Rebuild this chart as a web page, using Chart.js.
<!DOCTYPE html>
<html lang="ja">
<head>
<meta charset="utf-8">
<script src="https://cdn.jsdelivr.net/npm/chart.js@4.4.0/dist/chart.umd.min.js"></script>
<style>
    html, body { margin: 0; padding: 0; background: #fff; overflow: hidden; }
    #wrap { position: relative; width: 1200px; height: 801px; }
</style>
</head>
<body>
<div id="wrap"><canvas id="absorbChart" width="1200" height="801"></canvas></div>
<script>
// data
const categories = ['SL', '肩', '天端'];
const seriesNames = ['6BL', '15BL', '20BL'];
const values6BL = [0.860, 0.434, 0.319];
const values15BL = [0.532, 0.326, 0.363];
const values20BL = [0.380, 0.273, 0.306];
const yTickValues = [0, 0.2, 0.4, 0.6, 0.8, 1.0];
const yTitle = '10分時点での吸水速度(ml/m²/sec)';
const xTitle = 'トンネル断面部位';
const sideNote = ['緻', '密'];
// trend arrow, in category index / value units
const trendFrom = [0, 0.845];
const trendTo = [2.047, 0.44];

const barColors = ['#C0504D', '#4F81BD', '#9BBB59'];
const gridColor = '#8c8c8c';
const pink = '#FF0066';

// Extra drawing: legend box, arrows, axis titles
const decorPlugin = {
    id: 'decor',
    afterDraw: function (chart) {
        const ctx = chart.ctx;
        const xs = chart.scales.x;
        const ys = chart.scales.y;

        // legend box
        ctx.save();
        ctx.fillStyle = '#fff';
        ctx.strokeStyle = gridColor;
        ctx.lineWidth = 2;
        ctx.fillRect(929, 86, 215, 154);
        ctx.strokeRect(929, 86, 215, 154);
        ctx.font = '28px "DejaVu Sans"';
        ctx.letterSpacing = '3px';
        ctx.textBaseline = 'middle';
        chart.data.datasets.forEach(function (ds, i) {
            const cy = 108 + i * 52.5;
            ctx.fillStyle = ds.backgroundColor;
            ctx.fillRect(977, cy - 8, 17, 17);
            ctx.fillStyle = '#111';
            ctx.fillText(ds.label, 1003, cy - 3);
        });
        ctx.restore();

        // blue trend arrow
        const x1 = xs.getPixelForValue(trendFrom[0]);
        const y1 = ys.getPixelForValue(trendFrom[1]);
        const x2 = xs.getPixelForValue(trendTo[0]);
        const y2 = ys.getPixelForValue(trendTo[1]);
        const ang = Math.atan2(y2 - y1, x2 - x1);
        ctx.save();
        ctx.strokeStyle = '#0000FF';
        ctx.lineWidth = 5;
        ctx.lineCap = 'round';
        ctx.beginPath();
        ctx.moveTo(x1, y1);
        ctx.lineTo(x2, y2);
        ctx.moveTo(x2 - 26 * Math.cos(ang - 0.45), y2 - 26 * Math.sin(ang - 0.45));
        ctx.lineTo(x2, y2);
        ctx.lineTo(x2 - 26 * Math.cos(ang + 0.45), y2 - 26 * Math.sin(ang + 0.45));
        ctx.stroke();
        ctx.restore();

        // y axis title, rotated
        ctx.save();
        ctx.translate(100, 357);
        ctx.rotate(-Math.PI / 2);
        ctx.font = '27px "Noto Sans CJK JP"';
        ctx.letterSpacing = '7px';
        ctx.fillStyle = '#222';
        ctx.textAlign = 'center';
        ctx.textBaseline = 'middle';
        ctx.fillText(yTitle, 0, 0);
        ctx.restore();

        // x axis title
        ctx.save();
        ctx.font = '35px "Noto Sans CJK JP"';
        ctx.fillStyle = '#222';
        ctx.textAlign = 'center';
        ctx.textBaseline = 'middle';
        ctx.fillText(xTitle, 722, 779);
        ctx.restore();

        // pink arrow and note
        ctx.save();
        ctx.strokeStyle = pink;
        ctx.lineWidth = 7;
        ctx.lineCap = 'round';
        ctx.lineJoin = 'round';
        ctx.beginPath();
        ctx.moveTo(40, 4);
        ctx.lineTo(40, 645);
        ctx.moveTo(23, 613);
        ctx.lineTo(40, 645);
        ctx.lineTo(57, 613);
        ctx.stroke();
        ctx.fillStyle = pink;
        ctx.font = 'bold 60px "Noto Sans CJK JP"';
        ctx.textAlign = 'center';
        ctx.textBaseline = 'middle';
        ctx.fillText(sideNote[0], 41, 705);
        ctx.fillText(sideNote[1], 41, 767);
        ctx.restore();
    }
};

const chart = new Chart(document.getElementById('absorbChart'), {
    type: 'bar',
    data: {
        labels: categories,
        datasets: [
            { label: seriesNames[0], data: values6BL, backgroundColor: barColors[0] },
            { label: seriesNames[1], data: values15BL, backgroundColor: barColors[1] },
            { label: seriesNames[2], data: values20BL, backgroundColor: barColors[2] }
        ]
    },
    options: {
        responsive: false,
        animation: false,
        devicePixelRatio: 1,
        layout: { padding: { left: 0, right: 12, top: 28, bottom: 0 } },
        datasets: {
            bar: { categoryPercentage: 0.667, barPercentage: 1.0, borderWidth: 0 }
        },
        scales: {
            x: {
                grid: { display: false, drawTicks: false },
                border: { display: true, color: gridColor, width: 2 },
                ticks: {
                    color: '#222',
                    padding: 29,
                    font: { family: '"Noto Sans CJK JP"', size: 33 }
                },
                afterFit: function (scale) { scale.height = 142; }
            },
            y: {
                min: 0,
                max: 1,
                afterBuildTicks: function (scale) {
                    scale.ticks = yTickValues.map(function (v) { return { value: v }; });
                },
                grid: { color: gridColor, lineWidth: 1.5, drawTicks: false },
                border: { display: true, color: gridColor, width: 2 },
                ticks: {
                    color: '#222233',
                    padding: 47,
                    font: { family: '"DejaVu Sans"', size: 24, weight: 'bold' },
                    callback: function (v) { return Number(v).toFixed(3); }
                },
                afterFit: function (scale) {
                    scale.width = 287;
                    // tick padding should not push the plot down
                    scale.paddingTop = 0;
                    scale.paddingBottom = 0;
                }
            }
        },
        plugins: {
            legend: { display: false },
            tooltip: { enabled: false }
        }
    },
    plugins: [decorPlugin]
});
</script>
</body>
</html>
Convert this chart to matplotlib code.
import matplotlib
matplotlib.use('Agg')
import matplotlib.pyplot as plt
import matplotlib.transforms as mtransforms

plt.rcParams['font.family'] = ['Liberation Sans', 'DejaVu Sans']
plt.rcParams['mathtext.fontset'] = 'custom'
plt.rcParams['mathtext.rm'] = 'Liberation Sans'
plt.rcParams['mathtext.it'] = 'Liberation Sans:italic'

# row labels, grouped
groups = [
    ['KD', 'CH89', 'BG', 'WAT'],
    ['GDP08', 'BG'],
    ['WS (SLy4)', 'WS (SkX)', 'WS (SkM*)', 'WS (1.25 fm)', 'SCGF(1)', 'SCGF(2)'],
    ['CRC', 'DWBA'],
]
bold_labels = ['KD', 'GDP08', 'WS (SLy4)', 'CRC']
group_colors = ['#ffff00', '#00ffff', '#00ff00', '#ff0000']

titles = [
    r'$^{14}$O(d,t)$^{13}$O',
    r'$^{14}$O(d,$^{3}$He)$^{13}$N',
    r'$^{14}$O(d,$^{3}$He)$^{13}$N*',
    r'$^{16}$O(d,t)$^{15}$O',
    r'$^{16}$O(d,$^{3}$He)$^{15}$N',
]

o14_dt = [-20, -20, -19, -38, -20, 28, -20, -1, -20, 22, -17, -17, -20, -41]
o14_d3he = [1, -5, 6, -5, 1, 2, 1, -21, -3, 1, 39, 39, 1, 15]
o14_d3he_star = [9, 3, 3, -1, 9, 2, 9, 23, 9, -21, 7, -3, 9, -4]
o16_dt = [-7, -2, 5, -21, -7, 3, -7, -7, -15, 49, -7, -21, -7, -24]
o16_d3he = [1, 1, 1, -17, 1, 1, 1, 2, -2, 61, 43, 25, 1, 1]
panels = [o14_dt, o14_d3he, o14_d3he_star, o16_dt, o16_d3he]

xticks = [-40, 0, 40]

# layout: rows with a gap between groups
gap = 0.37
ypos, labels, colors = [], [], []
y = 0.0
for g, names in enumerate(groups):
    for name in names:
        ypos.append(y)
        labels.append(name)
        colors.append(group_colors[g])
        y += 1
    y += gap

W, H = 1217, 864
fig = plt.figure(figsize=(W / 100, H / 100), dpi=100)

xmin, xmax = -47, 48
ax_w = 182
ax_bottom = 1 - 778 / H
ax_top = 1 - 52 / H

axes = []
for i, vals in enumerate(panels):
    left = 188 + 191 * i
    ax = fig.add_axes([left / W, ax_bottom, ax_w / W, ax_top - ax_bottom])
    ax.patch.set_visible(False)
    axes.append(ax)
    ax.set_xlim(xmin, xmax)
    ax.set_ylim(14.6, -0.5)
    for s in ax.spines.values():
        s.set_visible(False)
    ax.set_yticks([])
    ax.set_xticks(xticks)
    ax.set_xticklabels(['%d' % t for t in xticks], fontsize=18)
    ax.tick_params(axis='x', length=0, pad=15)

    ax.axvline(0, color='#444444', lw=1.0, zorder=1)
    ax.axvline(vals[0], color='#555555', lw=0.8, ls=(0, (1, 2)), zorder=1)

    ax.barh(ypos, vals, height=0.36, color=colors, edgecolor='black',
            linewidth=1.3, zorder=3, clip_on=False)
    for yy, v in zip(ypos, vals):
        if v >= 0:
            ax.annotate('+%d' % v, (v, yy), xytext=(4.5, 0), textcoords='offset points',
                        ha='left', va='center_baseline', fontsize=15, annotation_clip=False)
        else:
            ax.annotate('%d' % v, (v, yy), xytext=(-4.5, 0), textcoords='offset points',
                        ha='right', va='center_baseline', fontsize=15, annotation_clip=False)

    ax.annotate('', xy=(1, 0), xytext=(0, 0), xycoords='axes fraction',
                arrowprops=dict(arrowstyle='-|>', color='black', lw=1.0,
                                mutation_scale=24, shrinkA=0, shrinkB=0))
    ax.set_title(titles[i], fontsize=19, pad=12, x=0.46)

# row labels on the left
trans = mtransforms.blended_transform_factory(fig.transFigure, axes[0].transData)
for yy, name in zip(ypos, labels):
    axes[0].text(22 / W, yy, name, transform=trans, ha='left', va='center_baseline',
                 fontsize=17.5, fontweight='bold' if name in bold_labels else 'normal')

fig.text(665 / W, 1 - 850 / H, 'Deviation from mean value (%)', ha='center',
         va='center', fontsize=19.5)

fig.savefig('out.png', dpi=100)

____________________

§ **Task to complete**: Reproduce verbatim the lines above, from the line with "Convert this chart to matplotlib code." through the line with "plt.rcParams['mathtext.it'] = 'Liberation".

§ **The answer**:
Convert this chart to matplotlib code.
import matplotlib
matplotlib.use('Agg')
import matplotlib.pyplot as plt
import matplotlib.transforms as mtransforms

plt.rcParams['font.family'] = ['Liberation Sans', 'DejaVu Sans']
plt.rcParams['mathtext.fontset'] = 'custom'
plt.rcParams['mathtext.rm'] = 'Liberation Sans'
plt.rcParams['mathtext.it'] = 'Liberation Sans:italic'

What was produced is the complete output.